For the first moment they were all startled by the flare and whirl of colour which beat out on their eyes. The jade and blue and anemone pink were like three distinct shocks; then Loraine, with a cry of joy, plunged her hands into the brocade and embroidery, and shook it out before all of them, so that they could see that it was a Chinese coat – even before they heard the clank of the little gold Mandarin buttons, three at the throat and three at the hem.
Gazing at it, you might think that you had never seen embroidery before, for it was the very climax of all that was brilliant and exotic. The flower-petals were worked in a flaming pattern around the broad bands of kingfisher blue embroidery; and again round each oval plaque that was woven of a silvery heron with a long green beak, and behind his outstretched wings a rainbow. All among the silken arabesques, butterflies were delicately poised, golden butterflies and black butterflies, and butterflies that were gold and black. The closer you looked, the more there was to see; intricate markings on the butterfly wings, purple and grass-green and apricot…
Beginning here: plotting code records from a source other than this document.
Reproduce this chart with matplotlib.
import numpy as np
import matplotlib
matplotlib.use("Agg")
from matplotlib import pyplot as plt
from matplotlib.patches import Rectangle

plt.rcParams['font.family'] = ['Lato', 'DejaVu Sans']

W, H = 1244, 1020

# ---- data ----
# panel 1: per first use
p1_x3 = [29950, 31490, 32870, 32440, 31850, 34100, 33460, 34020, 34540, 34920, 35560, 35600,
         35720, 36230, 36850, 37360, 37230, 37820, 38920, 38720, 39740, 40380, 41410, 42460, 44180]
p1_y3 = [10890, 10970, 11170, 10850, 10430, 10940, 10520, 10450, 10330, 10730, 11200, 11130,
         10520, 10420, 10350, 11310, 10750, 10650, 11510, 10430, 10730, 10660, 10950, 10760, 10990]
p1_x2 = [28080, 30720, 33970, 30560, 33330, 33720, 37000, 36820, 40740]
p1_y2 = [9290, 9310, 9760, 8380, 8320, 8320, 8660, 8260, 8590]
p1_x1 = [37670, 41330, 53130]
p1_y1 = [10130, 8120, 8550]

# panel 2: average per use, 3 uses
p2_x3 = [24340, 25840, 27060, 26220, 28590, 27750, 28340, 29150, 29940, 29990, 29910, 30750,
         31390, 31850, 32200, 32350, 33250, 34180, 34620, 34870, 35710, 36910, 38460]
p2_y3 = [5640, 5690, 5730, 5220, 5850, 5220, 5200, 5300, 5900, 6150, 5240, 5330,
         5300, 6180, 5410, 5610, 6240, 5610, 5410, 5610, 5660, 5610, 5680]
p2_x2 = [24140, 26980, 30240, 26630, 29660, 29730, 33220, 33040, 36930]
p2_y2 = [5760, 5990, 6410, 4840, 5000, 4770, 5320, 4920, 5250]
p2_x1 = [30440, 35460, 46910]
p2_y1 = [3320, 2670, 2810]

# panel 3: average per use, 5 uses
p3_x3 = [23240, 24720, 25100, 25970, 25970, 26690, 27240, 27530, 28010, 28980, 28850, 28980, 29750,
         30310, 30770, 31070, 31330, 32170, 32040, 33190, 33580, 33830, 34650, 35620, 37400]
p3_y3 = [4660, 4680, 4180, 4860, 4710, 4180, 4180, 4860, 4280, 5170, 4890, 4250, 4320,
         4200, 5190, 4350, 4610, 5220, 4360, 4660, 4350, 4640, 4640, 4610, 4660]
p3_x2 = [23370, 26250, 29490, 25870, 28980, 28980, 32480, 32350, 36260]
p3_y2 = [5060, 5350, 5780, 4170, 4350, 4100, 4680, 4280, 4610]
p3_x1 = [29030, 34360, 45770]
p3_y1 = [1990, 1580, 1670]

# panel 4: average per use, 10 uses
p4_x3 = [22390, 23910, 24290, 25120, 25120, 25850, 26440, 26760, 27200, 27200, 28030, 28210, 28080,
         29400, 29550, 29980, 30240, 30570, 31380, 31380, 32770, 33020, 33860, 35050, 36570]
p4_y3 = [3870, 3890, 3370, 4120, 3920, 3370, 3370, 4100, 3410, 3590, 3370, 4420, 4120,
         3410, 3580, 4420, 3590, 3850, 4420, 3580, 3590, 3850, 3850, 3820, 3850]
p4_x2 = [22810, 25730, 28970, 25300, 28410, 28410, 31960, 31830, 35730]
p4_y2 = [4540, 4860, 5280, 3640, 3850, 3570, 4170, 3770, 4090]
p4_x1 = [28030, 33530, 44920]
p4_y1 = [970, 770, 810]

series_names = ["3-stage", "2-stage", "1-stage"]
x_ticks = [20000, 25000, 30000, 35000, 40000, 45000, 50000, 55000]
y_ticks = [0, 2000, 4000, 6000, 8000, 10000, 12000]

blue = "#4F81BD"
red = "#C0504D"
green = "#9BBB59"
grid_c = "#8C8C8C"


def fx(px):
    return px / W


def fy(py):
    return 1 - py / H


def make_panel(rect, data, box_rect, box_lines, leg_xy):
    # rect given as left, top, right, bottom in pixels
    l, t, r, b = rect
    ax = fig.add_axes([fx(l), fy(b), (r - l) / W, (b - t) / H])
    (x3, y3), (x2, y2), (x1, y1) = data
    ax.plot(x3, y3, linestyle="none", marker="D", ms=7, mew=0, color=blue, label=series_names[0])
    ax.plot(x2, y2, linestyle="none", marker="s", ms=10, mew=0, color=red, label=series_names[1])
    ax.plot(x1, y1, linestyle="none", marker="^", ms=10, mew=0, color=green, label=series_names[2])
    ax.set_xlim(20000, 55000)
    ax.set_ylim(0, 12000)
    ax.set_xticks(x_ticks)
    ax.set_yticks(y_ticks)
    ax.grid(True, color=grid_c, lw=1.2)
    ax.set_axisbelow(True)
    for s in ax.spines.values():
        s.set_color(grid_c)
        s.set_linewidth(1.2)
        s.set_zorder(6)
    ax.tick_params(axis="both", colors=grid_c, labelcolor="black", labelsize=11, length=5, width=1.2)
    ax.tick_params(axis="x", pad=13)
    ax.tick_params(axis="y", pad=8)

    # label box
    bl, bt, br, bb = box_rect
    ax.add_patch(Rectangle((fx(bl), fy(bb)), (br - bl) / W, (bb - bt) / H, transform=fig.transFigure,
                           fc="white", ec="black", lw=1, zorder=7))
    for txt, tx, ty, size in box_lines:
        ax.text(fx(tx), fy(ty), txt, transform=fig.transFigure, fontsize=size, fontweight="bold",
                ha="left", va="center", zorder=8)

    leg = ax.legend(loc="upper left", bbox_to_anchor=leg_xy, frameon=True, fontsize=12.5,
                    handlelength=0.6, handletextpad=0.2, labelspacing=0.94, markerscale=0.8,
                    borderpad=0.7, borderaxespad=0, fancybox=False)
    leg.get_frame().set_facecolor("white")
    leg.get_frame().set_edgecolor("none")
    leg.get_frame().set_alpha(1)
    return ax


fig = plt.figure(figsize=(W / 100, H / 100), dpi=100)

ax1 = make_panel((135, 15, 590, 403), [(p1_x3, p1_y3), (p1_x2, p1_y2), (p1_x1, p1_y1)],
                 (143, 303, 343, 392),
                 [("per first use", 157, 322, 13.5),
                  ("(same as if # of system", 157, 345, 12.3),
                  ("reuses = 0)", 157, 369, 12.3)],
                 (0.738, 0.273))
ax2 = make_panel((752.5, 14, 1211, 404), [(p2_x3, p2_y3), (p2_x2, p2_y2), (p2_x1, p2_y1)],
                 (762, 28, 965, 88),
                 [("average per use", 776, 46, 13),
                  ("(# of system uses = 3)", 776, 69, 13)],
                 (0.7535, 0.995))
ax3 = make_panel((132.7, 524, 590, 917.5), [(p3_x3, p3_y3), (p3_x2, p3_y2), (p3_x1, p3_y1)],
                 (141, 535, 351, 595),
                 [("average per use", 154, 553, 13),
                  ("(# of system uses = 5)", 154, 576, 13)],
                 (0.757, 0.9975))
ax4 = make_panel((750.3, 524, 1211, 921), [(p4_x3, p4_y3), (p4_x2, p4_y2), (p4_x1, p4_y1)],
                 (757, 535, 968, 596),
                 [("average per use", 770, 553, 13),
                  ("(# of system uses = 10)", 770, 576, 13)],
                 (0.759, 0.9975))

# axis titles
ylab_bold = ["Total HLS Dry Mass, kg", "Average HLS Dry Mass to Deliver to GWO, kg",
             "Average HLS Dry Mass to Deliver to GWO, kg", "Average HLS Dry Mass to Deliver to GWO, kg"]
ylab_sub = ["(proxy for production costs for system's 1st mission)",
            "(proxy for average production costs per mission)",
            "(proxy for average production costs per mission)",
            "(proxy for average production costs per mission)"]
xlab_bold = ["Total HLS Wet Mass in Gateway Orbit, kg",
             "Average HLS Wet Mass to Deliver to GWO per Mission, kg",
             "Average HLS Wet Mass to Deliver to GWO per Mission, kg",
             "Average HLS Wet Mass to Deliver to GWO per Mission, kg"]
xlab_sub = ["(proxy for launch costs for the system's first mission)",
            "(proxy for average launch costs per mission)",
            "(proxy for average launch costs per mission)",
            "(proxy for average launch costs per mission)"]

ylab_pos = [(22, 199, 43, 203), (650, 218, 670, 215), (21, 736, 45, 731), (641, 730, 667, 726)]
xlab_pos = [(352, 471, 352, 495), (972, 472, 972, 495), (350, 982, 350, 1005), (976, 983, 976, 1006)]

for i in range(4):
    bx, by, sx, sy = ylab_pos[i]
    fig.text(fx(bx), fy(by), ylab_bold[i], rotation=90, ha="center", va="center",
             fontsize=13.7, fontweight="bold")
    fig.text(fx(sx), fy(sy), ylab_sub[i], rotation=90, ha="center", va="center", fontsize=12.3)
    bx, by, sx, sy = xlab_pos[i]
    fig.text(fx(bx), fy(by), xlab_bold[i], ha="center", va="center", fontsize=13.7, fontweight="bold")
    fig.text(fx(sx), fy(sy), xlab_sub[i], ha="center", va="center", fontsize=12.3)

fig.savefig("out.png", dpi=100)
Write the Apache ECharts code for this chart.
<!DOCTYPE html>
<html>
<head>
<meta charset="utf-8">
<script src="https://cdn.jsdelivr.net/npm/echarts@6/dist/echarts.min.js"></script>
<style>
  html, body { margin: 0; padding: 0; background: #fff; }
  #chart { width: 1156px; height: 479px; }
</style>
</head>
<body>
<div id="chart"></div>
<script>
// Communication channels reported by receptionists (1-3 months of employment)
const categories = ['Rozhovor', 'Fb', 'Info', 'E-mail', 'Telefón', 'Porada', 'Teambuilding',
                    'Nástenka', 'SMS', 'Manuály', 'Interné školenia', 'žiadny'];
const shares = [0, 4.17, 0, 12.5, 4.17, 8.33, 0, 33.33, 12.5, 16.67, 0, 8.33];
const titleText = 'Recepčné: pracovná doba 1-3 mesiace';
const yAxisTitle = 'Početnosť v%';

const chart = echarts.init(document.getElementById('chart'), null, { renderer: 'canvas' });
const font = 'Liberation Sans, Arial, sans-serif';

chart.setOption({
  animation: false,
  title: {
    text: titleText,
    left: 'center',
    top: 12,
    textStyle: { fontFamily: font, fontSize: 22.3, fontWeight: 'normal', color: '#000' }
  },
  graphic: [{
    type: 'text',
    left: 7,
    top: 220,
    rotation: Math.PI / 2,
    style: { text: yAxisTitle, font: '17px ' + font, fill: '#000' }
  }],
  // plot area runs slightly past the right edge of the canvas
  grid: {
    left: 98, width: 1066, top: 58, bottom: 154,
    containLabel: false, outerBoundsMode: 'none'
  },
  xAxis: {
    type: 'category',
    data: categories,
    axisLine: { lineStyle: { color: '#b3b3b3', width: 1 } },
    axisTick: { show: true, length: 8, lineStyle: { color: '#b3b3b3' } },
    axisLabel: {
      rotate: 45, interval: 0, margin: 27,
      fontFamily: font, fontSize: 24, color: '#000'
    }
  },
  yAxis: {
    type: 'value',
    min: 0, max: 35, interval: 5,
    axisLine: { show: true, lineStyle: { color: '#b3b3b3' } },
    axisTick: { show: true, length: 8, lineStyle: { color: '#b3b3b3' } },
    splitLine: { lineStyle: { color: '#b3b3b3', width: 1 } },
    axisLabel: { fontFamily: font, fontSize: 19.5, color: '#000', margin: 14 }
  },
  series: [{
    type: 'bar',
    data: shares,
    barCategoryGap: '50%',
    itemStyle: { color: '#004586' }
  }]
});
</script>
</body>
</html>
And when you had looked closely, you looked again, from a distance, to exult in the perfection of the whole coat, stiff and gleaming folds of anemone pink, lining that was a flash of green lightning, bands of blue so intense that for very depth of colour it appeared to stir and shift and shudder, as the depths of the sea will stir while you look down into it.
observations: When this book, the second of the Rakonitz Chronicles, gave the blog a Mother’s Day entry, I promised or threatened the Chinese Coat entry. This is a central section of the book, and the coat has huge importance in the family life of the Rakonitz family. Two of the cousins, Val and Loraine, are together in Italy. A man who has recently been visiting them sends out this beautiful coat. Everyone assumes it is for Val. But he hasn’t actually specified – might it be for Loraine? Loraine thinks it is for Loraine, and she is in agonies over it. Stern gives equal importance to the subsequent events as she does to other life-changers – businesses collapsing, marriages breaking up. And she keeps the reader in curious suspense as to the facts of the matter. Loraine is a true horror of a person, but Stern makes it wholly convincing that many people adore her. The tension mounts. Loraine confides individually in the varied household that the coat is really hers, but she doesn’t want to upset Val. Each person thinks he or she alone has been trusted with this secret.
The ultimate fate of the coat (once the truth has been ascertained) is surprising, and sad, but satisfying.
This is such an enjoyable book (and thanks yet again to Hilary McKay for the recommendation). Stern is a clever writer, and her characters are real and complex and not black and white, and the same is true of their relationships. She makes you realize how simplistic many novels are in that respect.
And now, what an excuse to show wonderful pictures of Chinese coats. It’s not clear to me what the base colour of the coat is, or if it is multi-coloured. At another point, cyclamen, blue and emerald are mentioned. I don’t know if anemone pink is the same as cyclamen…
The top picture, from The Athenaeum website, is Lady in Chinese Silk Jacket by Bernhard Gutmann.
The other pictures have been used for past entries on the blog, sometimes more than once – I do like a Chinese coat, and they were obviously very popular in the first half of the 20th century. The authors mentioning them include Evelyn Waugh, Nancy Mitford Monica Dickens and Daphne du Maurier.